Empowering innovations aren’t dead. Look to e-commerce

When TIME’s Frederick asked whether firms aren’t innovating because society has hit a kind of innovation wall, Cisco’s Chambers and Walmart’s Duke pointed to the fruits of e-commerce. “I don’t visit a store anywhere in the world without seeing consumers using technology on the floor to communicate and empower,” said Duke.

Chambers, who called himself an “optimist” about the future of innovation, added that the lifecycle of companies is shortening, making it harder for companies to follow through on longer-term innovation. “The average Fortune 500 company can only stay [in that group] for 15 years instead of 50, and that’s on its way to being 5 to 7 years.” Still, Chambers said he’s optimistic about the next wave in Internet technology: “We think you can create an industry worth $14 trillion and change [Walmart’s] supply chain and operational efficiency, how you interface with customers and a whole new capability of how we use the Internet.”

(MORE ON DAVOS: Mario Draghi: The Man Who Would Save Europe)

Innovation is shifting from technology to manufacturing

Christensen tempered that optimism. One innovation wall, he suggested, is too much money flowing into consumer tech.
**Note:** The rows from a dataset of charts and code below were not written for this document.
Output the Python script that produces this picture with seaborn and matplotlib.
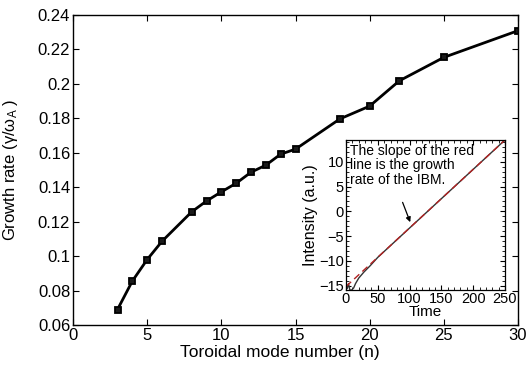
import matplotlib
matplotlib.use("Agg")
import matplotlib.pyplot as plt
from matplotlib.ticker import FuncFormatter, MultipleLocator
import seaborn as sns
import pandas as pd

# ---- data ----
mode_n = [3, 4, 5, 6, 8, 9, 10, 11, 12, 13, 14, 15, 18, 20, 22, 25, 30]
growth = [0.069, 0.0855, 0.098, 0.1086, 0.1257, 0.132, 0.1373, 0.1423, 0.1487,
          0.1528, 0.1592, 0.1621, 0.1797, 0.1871, 0.2018, 0.2154, 0.2309]

inset_time = [2, 4, 6, 9, 12, 15, 20, 28, 38, 50, 250]
inset_int = [-15.6, -14.6, -15.9, -15.9, -15.5, -14.6, -13.5, -12.3, -11.0, -9.3, 14.4]

fit_time = [0, 250]
fit_int = [-15.2, 14.4]

x_ticks = [0, 5, 10, 15, 20, 25, 30]
y_ticks = [0.06, 0.08, 0.10, 0.12, 0.14, 0.16, 0.18, 0.20, 0.22, 0.24]
inset_x_ticks = [0, 50, 100, 150, 200, 250]
inset_y_ticks = [-15, -10, -5, 0, 5, 10]

note = "The slope of the red\nline is the growth\nrate of the IBM."

sns.set_theme(style="ticks")
plt.rcParams["font.family"] = ["Liberation Sans", "DejaVu Sans"]
plt.rcParams["mathtext.fontset"] = "custom"
plt.rcParams["mathtext.rm"] = "Liberation Sans"
plt.rcParams["mathtext.it"] = "Liberation Sans:italic"
plt.rcParams["text.color"] = "black"
plt.rcParams["axes.labelcolor"] = "black"

fig = plt.figure(figsize=(5.3, 3.69), dpi=100)
fig.patch.set_facecolor("white")

ax = fig.add_axes([73 / 530, 44 / 369, 445 / 530, 310 / 369])
main_df = pd.DataFrame({"n": mode_n, "g": growth})
sns.lineplot(data=main_df, x="n", y="g", ax=ax, color="black", linewidth=2.0,
             marker="s", markersize=5, markerfacecolor="#1a1a1a",
             markeredgecolor="black", markeredgewidth=1.3)
ax.set_xlim(0, 30)
ax.set_ylim(0.06, 0.24)
ax.set_xticks(x_ticks)
ax.set_yticks(y_ticks)
ax.yaxis.set_major_formatter(FuncFormatter(lambda v, p: "%g" % round(v, 2)))
ax.tick_params(direction="in", top=True, right=True, length=4, width=0.8,
               labelsize=12, colors="black", pad=2)
for s in ax.spines.values():
    s.set_visible(True)
    s.set_linewidth(1.0)
    s.set_color("black")
ax.set_xlabel("Toroidal mode number (n)", fontsize=12.5, color="black")
ax.set_ylabel("Growth rate (γ/ω$_{\\rm A}$ )", fontsize=12, color="black")
ax.xaxis.set_label_coords(0.465, -0.065)
ax.yaxis.set_label_coords(-0.12, 0.5)

# ---- inset ----
axi = fig.add_axes([346 / 530, 79 / 369, 159 / 530, 150 / 369])
axi.set_facecolor("white")
ins_df = pd.DataFrame({"t": inset_time, "I": inset_int})
fit_df = pd.DataFrame({"t": fit_time, "I": fit_int})
sns.lineplot(data=ins_df, x="t", y="I", ax=axi, color="#333333", linewidth=1.0)
sns.lineplot(data=fit_df, x="t", y="I", ax=axi, color="#b22222", linewidth=1.0,
             linestyle=(0, (5, 3)))
axi.set_xlim(0, 250)
axi.set_ylim(-15.9, 14.4)
axi.set_xticks(inset_x_ticks)
axi.set_yticks(inset_y_ticks)
axi.xaxis.set_minor_locator(MultipleLocator(10))
axi.yaxis.set_minor_locator(MultipleLocator(1))
axi.tick_params(which="both", direction="in", top=True, right=True, colors="black")
axi.tick_params(which="major", length=3.5, width=0.8, labelsize=10.5, pad=1.5)
axi.tick_params(which="minor", length=2, width=0.6)
for s in axi.spines.values():
    s.set_visible(True)
    s.set_linewidth(0.9)
    s.set_color("black")
axi.set_xlabel("Time", fontsize=11, labelpad=-1, color="black")
axi.set_ylabel("Intensity (a.u.)", fontsize=11.5, labelpad=1, color="black")
axi.text(0.025, 0.975, note, transform=axi.transAxes, ha="left", va="top",
         fontsize=10, linespacing=1.05, color="black")
axi.annotate("", xy=(101, -2.2), xytext=(89, 1.8),
             arrowprops=dict(arrowstyle="-|>", color="black", lw=0.9,
                             mutation_scale=7, shrinkA=0, shrinkB=0))

fig.savefig("out.png", dpi=100, facecolor="white")
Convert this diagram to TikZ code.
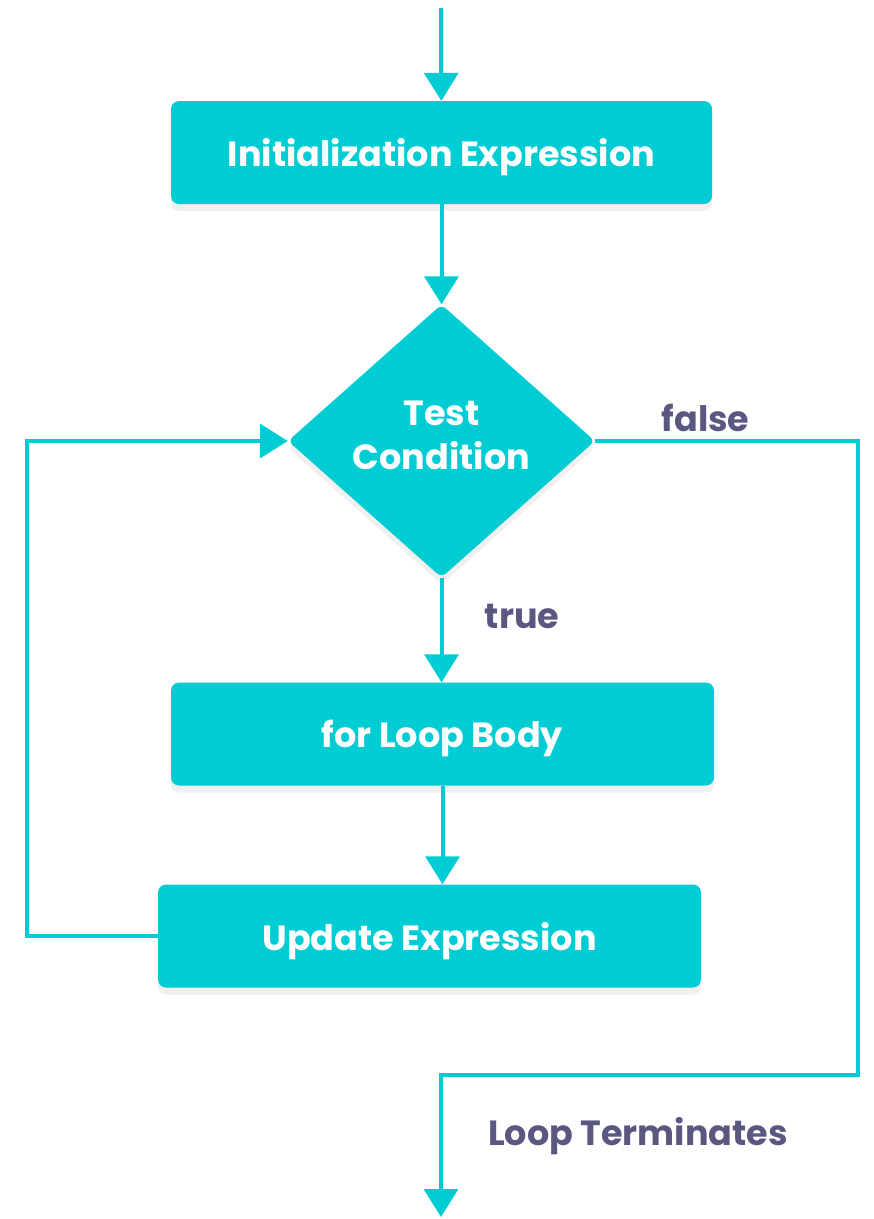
\documentclass[tikz,border=0pt]{standalone}
\usepackage{fontspec}
\setmainfont{Poppins}
\usetikzlibrary{shapes.geometric,arrows.meta,shadows}
\definecolor{teal}{RGB}{0,204,212}
\definecolor{label}{RGB}{90,87,128}
\tikzset{
  block/.style={fill=teal, rounded corners=8pt, minimum height=103pt, text=white,
    text depth=0pt, font=\fontsize{35}{40}\selectfont\bfseries,
    drop shadow={shadow xshift=0pt, shadow yshift=-7pt, opacity=.12}},
  decision/.style={diamond, fill=teal, rounded corners=6pt, inner sep=0pt,
    minimum width=307pt, minimum height=273pt, text=white, align=center,
    text depth=12pt, font=\fontsize{35}{44}\selectfont\bfseries,
    drop shadow={shadow xshift=0pt, shadow yshift=-7pt, opacity=.12}},
  flow/.style={draw=teal, line width=4pt},
  tag/.style={text=label, font=\fontsize{35}{40}\selectfont\bfseries}
}
\begin{document}
\begin{tikzpicture}[x=1pt,y=-1pt,>={Triangle[width=34pt,length=28pt]}]
\useasboundingbox (0,0) rectangle (874,1219);
% nodes
\node[block, minimum width=541pt] (init) at (441.5,152.5) {Initialization Expression};
\node[decision] (cond) at (441.5,441) {Test\\Condition};
\node[block, minimum width=543pt] (body) at (442.5,734) {for Loop Body};
\node[block, minimum width=543pt] (upd) at (429.5,936) {Update Expression};
\coordinate (start) at (441,8);
\coordinate (stop) at (441,1217);
\coordinate (back) at (27,936);
\coordinate (out) at (858,1075);
% connectors
\draw[flow,->] (start) -- (init);
\draw[flow,->] (init) -- (cond);
\draw[flow,->] (cond) -- node[tag, pos=.37, right=38pt]{true} (cond |- body.north);
\draw[flow,->] (body) -- (body |- upd.north);
\draw[flow,->] (upd.west) -- (back) |- (cond.west);
\draw[flow,->] (cond.east) -| node[tag, pos=.21, above=4pt]{false} (out) -- (out -| stop) -- (stop);
\node[tag] (term) at (638,1136) {Loop Terminates};
\end{tikzpicture}
\end{document}
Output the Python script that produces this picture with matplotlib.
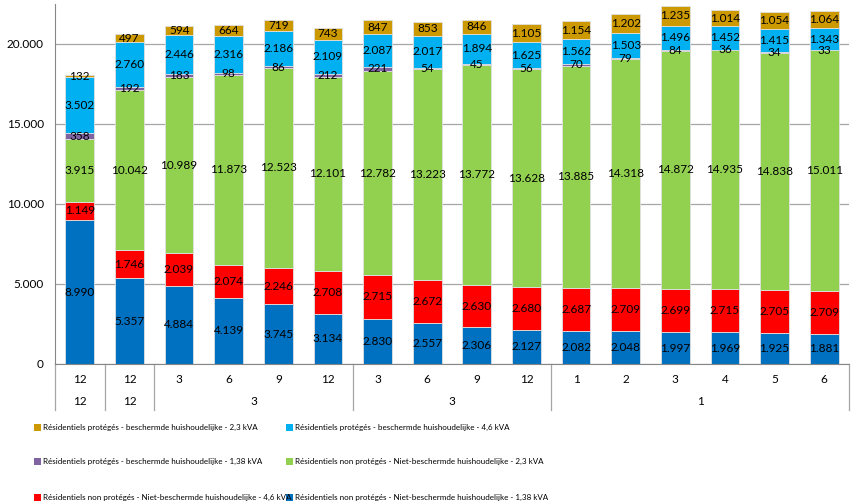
import numpy as np
import matplotlib
matplotlib.use("Agg")
import matplotlib.pyplot as plt
from matplotlib.patches import Rectangle
from matplotlib.transforms import blended_transform_factory

plt.rcParams['font.family'] = ['Lato', 'DejaVu Sans']

# periods: month (row 1) / year group (row 2)
months = ["12", "12", "3", "6", "9", "12", "3", "6", "9", "12", "1", "2", "3", "4", "5", "6"]
groups = [("12", 0, 0), ("12", 1, 1), ("3", 2, 5), ("3", 6, 9), ("1", 10, 15)]

# stacked series, bottom to top
non_prot_138 = [8990, 5357, 4884, 4139, 3745, 3134, 2830, 2557, 2306, 2127, 2082, 2048, 1997, 1969, 1925, 1881]
non_prot_46 = [1149, 1746, 2039, 2074, 2246, 2708, 2715, 2672, 2630, 2680, 2687, 2709, 2699, 2715, 2705, 2709]
non_prot_23 = [3915, 10042, 10989, 11873, 12523, 12101, 12782, 13223, 13772, 13628, 13885, 14318, 14872, 14935, 14838, 15011]
prot_138 = [358, 192, 183, 98, 86, 212, 221, 54, 45, 56, 70, 79, 84, 36, 34, 33]
prot_46 = [3502, 2760, 2446, 2316, 2186, 2109, 2087, 2017, 1894, 1625, 1562, 1503, 1496, 1452, 1415, 1343]
prot_23 = [132, 497, 594, 664, 719, 743, 847, 853, 846, 1105, 1154, 1202, 1235, 1014, 1054, 1064]

series = [
    (non_prot_138, "#0070C0", "Résidentiels non protégés - Niet-beschermde huishoudelijke - 1,38 kVA"),
    (non_prot_46, "#FF0000", "Résidentiels non protégés - Niet-beschermde huishoudelijke - 4,6 kVA"),
    (non_prot_23, "#92D050", "Résidentiels non protégés - Niet-beschermde huishoudelijke - 2,3 kVA"),
    (prot_138, "#8064A2", "Résidentiels protégés - beschermde huishoudelijke - 1,38 kVA"),
    (prot_46, "#00B0F0", "Résidentiels protégés - beschermde huishoudelijke - 4,6 kVA"),
    (prot_23, "#CC9900", "Résidentiels protégés - beschermde huishoudelijke - 2,3 kVA"),
]


def fmt(v):
    return f"{v:,}".replace(",", ".")


fig = plt.figure(figsize=(8.61, 5.04), dpi=100)
ax = fig.add_axes([55 / 861, 140 / 504, 794 / 861, 360 / 504])

x = np.arange(len(months))
bottom = np.zeros(len(months))
for vals, color, label in series:
    vals = np.array(vals)
    ax.bar(x, vals, 0.58, bottom=bottom, color=color, edgecolor="#E0E0E0", linewidth=0.6, zorder=2)
    for xi, b, v in zip(x, bottom, vals):
        ax.text(xi, b + v / 2, fmt(v), ha="center", va="center", fontsize=8.5, color="black", zorder=3)
    bottom += vals

ax.set_xlim(-0.5, len(months) - 0.5)
ax.set_ylim(0, 22500)
ax.set_yticks([0, 5000, 10000, 15000, 20000])
ax.set_yticklabels([fmt(v) for v in [0, 5000, 10000, 15000, 20000]], fontsize=8.5)
ax.tick_params(axis="y", length=0, pad=8)
ax.grid(axis="y", color="#A6A6A6", linewidth=0.9, zorder=0)
ax.set_xticks([])
for s in ["top", "right"]:
    ax.spines[s].set_visible(False)
ax.spines["left"].set_color("#868686")
ax.spines["bottom"].set_color("#868686")

# two-level category axis
tr = blended_transform_factory(ax.transData, ax.transAxes)
for xi, m in zip(x, months):
    ax.text(xi, -0.042, m, transform=tr, ha="center", va="center", fontsize=8.5)
for name, a, b in groups:
    ax.text((a + b) / 2, -0.103, name, transform=tr, ha="center", va="center", fontsize=8.5)
for sep in [-0.5, 0.5, 1.5, 5.5, 9.5, 15.5]:
    ax.plot([sep, sep], [0, -0.128], transform=tr, color="#A6A6A6", linewidth=0.9, clip_on=False)

# legend laid out in rows of two, as in the original
legend_rows = [(5, 4), (3, 2), (1, 0)]
row_y = [427, 461, 497]
col_x = [34, 286]
for (i_left, i_right), py in zip(legend_rows, row_y):
    for idx, px in zip([i_left, i_right], col_x):
        _, color, label = series[idx]
        fig.patches.append(Rectangle((px / 861, (504 - py - 3.5) / 504), 7 / 861, 7 / 504,
                                     transform=fig.transFigure, facecolor=color, edgecolor="none"))
        fig.text((px + 9) / 861, (504 - py) / 504, label, ha="left", va="center", fontsize=5.8)

fig.savefig("out.png", dpi=100)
The result, he explained, is that “we can’t actually use all the technology that’s available to us and that creates a model of disruption.” The focus on proprietary tech innovation by big players like Apple, he said, made “manufacturing these products just a sideline. It’s easy to outsource the manufacturing to China where costs are lower.” But when tech innovations open up and become modular—as with Google’s Android operating system, for example—proprietary innovations like Apple’s become commoditized. And then the proprietary innovations shift to manufacturing capability. Manufacturing innovations are worthwhile pursuits that create jobs, said Christensen. The worry, he concluded ominously, is that “we might not be able to do that [kind of innovating] in America anymore.”

Innovation isn’t just about ideas — it needs to make money

Panelist Orit Gadiesh, chairman of Bain & Company, noted that innovation can’t be pie in the sky; it has to fit within a company’s core strategy. “Just because you created an idea doesn’t mean it can become an innovation,” she said, adding that innovations have to be “commercially viable.”

That, added Christensen, is why the idea of sustainable innovation is tenuous at best. He told me after the panel that following through on innovation is harder now that companies are less integrated and own fewer parts of the production process. In the days of the Model T, Henry Ford had to do more than make the car. He had to make the wheels, the steel and all the parts. Today the trend in business is specializing, not integrating, and companies measure profitability by looking at their return on net assets, a metric that favors moving assets off the balance sheet and outsourcing, not innovating.